A Comissão Especial da Câmara dos Deputados que analisa a atualização do Código de Processo Penal promoveu duas audiências públicas nesta sexta-feira (30). A primeira, às 9h30, no plenário 2, foi sobre investigação criminal, que está a cargo do relator-parcial deputado Emanuel Pinheiro Neto (PTB-MT).
O presidente da Associação Nacional dos Procuradores da República (ANPR), Fábio George Cruz da Nóbrega, participou do debate e pediu mais tempo para aperfeiçoamento do texto apresentado pelo relator, João Campos (Rep-GO). "A discussão é fundamental para o país, mas estamos vivendo um momento de excepcionalidade, uma situação de luto e tristeza. É importante que essas matérias sejam analisadas, mas não votadas, permitindo um debate mais aprofundado, calmo e tranquilo", observou.
De acordo com Fábio George, não se pode deixar de debater o modelo cartorial e burocrático do inquérito policial que vigora em nosso país, que não acaba simplesmente pelo fato de estarmos passando de um inquérito físico para algo digitalizado. "A mudança que se deve preconizar, assim como ocorre no mundo todo, é que para que as investigações sejam desenvolvidas se pautando pelo critérios da oralidade, da simplicidade, da economicidade, da eficiência, buscando aferir os elementos de prova de maneira objetiva, eficiente e rápida, na medida em que os crimes acontecem e desenvolvendo investigações mais complexas apenas quando houver necessidade".
O presidente da ANPR ressaltou a sensibilidade do relator João Campos em compreender a necessidade de mudança da questão que trata do amplo poder de investigação do Ministério Público, de forma a assegurar esse aspecto conforme decisãodo STF, no Recurso Extraordinário com repercussão geral, 593.727-MG, de 2015.
Entretanto, há outras questões que devem ainda ser levadas em consideração na elaboração do novo CPP. A primeira delas diz respeito a uma previsão de arquivamento obrigatório das investigações em 720 dias. “Isso poderá levar ao arquivamento prematuro de diversas investigações, reforçando o quadro e o clima de impunidade, infelizmente, que ainda vigora em nosso país. Acredito que esse prazo deva ser suprimido e os crimes devem ser investigados enquanto não houver a incidência da prescrição", avalia Fábio George.

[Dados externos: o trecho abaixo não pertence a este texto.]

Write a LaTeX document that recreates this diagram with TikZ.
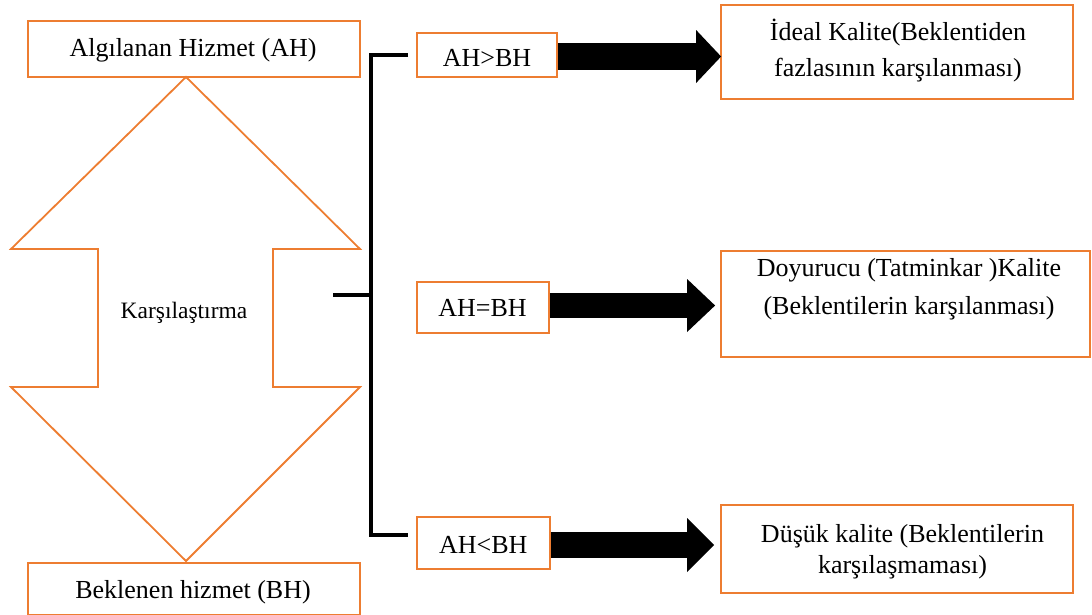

Outro ponto é a tramitação do inquérito entre MP e polícia, a partir de resoluções do Conselho Nacional de Justiça e do Conselho de Justiça Federal que já vigoram há mais de dez anos em nosso país. Posicionamento da ANPR aponta que não seria razoável encaminhar, burocraticamente, os inquéritos e investigações para que, a cada 30 dias, o juiz possa analisar essa prorrogação. "Aliás, uma das poucas coisas que avançamos em investigação nos últimos tempos foi justamente a desburocratização, deixando o Judiciário atuar apenas para o momento de controle de legalidade, adoção de medidas cautelares, como quebra de sigilo bancário, fiscal, telemático, busca e apreensão".
O prazo de 30 dias de comunicação da prorrogação poderia, na avaliação da ANPR, ser alargado de 90 em 90 dias, de maneira a desburocratizar para que as investigações possam ser conduzidas sem tantas interrupções.
O último ponto abordado pela entidade na audiência foi relativo à investigação defensiva. “Acredito que não houve um debate aprofundado sobre esse tema. A investigação realizada pela polícia, pelo MP, tem toda uma regulamentação a respeito e aqui se abre a possibilidade de uma investigação paralela pela defesa, sem controle do Estado, que pode levar à existência de provas que sequer se sabe como foram obtidas, não colaborando em nada com a regularidade e credibilidade das investigações”.
Audiência de custódia, sujeitos e interrogatório
A segunda audiência do dia ocorreu às 13h, e abordou "sujeitos do processo e audiência de custódia", tema do relator-parcial deputado Capitão Alberto Neto (Republicanos-AM). No encontro, o diretor de Assuntos Jurídicos da ANPR, Patrick Salgado Martins, destacou a necessidade de que as audiências de custódia possam ser realizadas por videoconferência, a missão constitucional dos defensores públicos em defenderem os necessitados no processo penal e não os acusados com condições econômicas, que devem ser defendidos por defensores privados com o dever assumirem o pagamento de seus honorários, além de apontar a inadequada proibição de que o réu, preso em flagrante, possa ser interrogado sem a presença de seu advogado, já que “impor que o delegado de polícia somente possa fazer um interrogatório quando e por bem um advogado surgir, caso o preso queira antecipar essa prestação de depoimento, por livre e espontânea vontade, estaria trazendo uma certa involução", afirmou.